Records shown:
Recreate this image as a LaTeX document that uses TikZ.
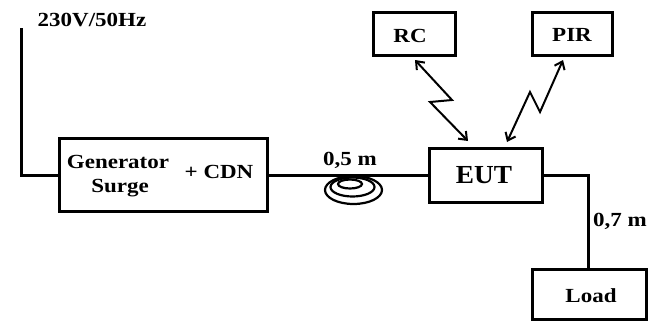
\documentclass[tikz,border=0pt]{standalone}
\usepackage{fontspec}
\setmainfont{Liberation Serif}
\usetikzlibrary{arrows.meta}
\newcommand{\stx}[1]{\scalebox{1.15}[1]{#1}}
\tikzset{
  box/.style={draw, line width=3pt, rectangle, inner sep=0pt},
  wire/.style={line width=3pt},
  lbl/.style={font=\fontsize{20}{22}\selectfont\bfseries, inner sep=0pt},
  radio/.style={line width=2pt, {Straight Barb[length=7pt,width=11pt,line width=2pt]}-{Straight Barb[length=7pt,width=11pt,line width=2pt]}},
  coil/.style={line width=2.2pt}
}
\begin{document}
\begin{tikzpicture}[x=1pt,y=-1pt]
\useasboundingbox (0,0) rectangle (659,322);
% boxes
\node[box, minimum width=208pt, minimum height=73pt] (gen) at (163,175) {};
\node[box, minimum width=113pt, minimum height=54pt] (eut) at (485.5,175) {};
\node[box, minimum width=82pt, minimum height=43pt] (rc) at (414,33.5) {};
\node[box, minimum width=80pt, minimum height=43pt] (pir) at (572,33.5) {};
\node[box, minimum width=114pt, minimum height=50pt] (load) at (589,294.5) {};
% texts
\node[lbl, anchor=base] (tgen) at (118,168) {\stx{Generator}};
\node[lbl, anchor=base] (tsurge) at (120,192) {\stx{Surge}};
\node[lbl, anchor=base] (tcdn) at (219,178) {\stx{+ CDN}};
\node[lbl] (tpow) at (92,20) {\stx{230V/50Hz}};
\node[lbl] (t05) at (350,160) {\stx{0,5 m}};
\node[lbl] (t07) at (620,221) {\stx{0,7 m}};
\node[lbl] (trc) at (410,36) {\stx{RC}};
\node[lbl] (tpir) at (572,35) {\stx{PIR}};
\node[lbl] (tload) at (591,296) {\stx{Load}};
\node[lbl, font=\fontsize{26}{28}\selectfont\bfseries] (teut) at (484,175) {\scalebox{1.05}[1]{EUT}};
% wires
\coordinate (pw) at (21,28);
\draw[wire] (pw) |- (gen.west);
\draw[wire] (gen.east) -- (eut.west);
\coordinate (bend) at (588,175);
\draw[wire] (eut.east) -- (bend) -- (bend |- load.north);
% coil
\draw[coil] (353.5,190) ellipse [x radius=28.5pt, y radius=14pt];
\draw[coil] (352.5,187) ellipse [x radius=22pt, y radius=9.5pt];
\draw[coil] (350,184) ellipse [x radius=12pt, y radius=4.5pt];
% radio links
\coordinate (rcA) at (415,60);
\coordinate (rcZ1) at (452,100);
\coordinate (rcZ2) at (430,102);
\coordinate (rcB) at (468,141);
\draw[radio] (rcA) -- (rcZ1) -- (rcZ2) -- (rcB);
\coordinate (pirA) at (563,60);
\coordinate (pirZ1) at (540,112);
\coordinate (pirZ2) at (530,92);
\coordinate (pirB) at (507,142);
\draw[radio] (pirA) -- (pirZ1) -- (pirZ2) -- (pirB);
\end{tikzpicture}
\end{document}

---

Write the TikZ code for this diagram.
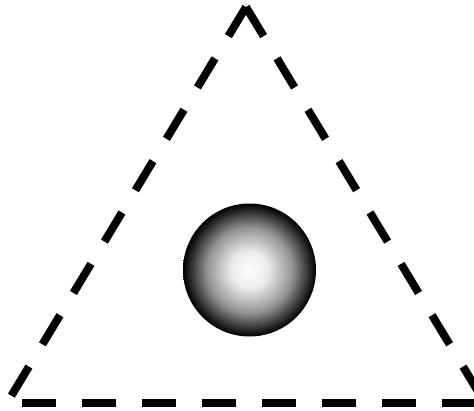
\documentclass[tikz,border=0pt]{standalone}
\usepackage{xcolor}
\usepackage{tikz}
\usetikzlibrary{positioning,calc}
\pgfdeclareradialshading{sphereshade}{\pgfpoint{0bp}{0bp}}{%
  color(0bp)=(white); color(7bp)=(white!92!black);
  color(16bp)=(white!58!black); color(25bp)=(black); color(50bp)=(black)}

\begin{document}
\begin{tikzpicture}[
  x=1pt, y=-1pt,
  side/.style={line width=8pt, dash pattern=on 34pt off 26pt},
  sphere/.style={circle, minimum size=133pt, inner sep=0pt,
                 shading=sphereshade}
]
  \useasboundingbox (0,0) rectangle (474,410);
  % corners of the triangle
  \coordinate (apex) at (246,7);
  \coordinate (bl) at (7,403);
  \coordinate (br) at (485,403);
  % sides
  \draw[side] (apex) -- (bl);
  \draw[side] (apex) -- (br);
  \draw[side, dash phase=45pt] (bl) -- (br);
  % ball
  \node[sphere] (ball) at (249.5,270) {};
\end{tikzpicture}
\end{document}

* * *

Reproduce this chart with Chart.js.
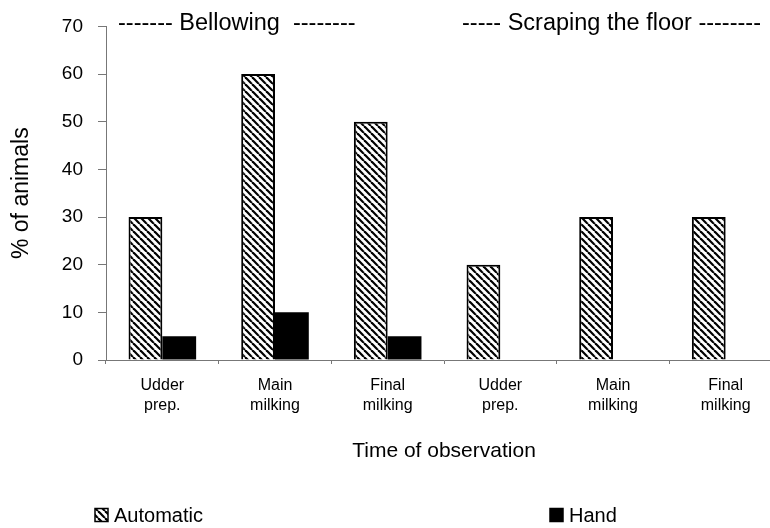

Work required:
Within the listing above, find every line containing the string "this" and return it.

Output of the task:
Recreate this image as a LaTeX document that uses TikZ.
Write the TikZ code for this diagram.
Reproduce this chart with Chart.js.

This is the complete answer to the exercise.